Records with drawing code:
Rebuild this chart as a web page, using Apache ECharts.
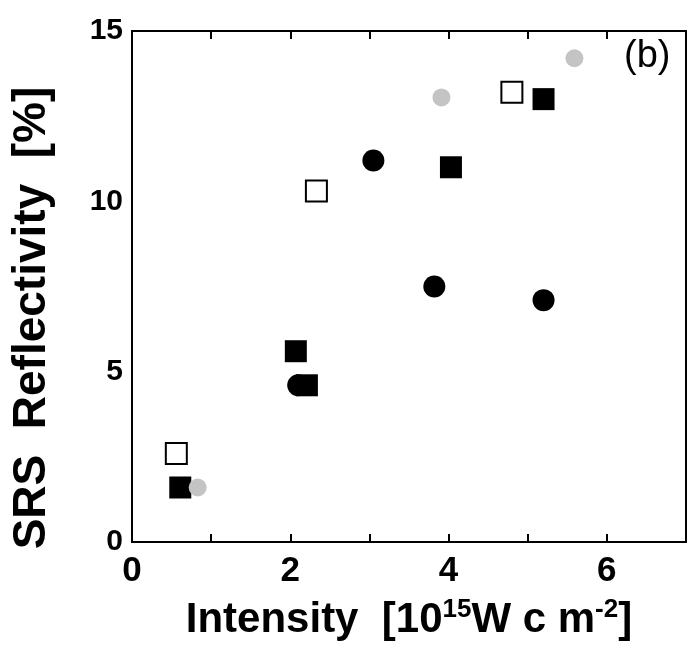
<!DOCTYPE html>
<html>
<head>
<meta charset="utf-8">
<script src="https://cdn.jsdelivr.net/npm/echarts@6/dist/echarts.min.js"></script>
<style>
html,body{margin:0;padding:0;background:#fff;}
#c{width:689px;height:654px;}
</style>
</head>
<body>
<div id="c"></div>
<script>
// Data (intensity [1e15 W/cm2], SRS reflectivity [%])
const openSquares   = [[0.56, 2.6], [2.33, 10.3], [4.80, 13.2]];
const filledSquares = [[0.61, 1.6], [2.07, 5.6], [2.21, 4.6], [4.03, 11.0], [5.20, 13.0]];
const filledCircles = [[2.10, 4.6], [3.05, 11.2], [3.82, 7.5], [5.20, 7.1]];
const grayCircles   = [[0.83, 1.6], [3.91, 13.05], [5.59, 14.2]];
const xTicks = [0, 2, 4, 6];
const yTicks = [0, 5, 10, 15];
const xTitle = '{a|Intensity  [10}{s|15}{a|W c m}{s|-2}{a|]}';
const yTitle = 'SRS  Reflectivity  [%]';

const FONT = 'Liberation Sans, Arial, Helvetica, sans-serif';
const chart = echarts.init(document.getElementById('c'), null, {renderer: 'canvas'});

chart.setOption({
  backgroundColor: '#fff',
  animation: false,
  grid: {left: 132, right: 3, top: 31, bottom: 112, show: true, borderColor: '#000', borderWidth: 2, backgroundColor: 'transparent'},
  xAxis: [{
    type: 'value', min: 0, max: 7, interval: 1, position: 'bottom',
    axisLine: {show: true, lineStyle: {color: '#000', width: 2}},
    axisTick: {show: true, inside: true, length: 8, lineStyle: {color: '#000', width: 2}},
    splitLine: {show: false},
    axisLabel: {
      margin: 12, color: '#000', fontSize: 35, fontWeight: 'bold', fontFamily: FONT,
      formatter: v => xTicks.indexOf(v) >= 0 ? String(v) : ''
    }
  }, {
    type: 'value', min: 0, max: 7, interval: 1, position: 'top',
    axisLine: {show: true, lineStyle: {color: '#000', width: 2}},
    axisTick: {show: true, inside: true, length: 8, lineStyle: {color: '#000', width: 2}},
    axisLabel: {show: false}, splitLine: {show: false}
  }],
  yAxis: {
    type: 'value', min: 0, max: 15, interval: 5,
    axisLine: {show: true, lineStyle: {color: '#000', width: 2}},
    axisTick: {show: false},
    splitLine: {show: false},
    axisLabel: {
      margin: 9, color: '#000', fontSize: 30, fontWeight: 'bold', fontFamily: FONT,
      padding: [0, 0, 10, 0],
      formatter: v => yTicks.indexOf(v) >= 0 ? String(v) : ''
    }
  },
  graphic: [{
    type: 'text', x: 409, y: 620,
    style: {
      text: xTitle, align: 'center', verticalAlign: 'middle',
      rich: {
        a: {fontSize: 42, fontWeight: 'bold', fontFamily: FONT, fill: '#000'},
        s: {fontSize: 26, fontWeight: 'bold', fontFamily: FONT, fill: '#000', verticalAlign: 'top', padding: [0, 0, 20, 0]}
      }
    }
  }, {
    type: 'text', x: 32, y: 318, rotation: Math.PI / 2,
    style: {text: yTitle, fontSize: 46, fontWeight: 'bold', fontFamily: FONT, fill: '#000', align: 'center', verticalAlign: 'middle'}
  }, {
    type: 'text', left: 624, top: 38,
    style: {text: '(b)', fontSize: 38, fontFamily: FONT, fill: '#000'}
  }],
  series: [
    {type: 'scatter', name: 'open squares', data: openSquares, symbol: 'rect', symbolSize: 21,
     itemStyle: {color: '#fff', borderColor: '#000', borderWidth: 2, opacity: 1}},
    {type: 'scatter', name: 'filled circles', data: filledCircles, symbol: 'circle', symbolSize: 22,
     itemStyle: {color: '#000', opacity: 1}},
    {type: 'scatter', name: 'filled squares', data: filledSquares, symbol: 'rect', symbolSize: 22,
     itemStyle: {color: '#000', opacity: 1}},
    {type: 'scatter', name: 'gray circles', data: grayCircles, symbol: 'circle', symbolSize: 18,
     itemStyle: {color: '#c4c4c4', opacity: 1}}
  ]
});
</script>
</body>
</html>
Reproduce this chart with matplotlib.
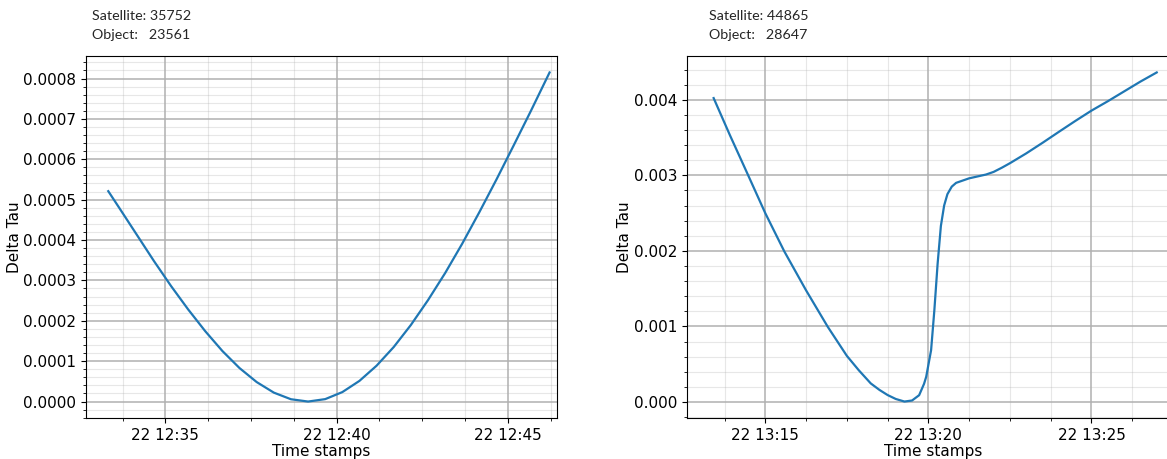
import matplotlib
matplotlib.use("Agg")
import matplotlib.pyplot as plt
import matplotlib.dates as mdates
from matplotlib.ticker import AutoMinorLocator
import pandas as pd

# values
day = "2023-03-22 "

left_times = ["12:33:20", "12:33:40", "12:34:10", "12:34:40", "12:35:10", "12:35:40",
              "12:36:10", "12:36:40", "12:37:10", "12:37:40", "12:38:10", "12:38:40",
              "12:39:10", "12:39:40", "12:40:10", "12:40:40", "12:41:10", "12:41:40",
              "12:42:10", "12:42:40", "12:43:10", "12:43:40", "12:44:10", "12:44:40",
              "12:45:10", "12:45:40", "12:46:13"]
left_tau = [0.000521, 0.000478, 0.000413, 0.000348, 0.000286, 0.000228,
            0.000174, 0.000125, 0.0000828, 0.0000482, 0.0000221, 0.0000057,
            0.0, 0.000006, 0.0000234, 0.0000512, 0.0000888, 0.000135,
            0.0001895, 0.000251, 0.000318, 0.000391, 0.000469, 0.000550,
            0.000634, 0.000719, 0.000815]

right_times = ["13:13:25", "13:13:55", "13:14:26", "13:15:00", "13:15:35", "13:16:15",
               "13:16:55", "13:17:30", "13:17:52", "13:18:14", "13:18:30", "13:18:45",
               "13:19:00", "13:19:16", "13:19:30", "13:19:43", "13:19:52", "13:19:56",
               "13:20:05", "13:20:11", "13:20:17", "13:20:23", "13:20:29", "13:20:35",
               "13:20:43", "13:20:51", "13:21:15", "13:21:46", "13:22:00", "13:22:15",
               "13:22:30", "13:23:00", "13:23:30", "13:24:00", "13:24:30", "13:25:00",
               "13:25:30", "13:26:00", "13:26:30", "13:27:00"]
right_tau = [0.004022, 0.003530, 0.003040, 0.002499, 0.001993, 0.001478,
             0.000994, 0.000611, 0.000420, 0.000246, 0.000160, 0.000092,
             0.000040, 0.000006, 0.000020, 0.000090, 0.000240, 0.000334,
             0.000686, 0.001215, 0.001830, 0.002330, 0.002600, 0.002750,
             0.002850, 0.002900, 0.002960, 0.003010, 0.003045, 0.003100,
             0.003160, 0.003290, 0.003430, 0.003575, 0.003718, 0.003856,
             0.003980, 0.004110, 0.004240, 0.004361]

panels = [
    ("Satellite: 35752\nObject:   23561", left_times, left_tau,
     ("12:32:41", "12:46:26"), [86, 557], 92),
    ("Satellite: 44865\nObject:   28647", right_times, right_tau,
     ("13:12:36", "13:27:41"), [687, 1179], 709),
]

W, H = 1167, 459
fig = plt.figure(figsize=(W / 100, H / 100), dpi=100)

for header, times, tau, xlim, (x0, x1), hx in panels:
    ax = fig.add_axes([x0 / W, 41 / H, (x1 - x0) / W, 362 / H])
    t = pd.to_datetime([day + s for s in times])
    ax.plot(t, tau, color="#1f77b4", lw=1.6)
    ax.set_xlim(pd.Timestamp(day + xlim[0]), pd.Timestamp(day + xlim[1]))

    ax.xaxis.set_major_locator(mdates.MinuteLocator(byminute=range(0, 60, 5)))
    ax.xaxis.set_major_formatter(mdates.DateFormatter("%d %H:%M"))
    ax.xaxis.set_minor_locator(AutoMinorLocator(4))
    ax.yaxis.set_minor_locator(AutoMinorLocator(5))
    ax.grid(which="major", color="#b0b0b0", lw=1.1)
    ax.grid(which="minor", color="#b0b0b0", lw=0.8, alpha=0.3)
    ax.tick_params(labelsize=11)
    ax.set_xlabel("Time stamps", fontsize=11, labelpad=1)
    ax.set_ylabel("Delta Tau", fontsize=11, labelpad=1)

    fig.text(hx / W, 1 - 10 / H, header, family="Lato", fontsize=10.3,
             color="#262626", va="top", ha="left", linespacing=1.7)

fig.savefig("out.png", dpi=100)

▶ What is required
Give only the number of lines in the data that hold the word "matplotlib".

▶ Reply
6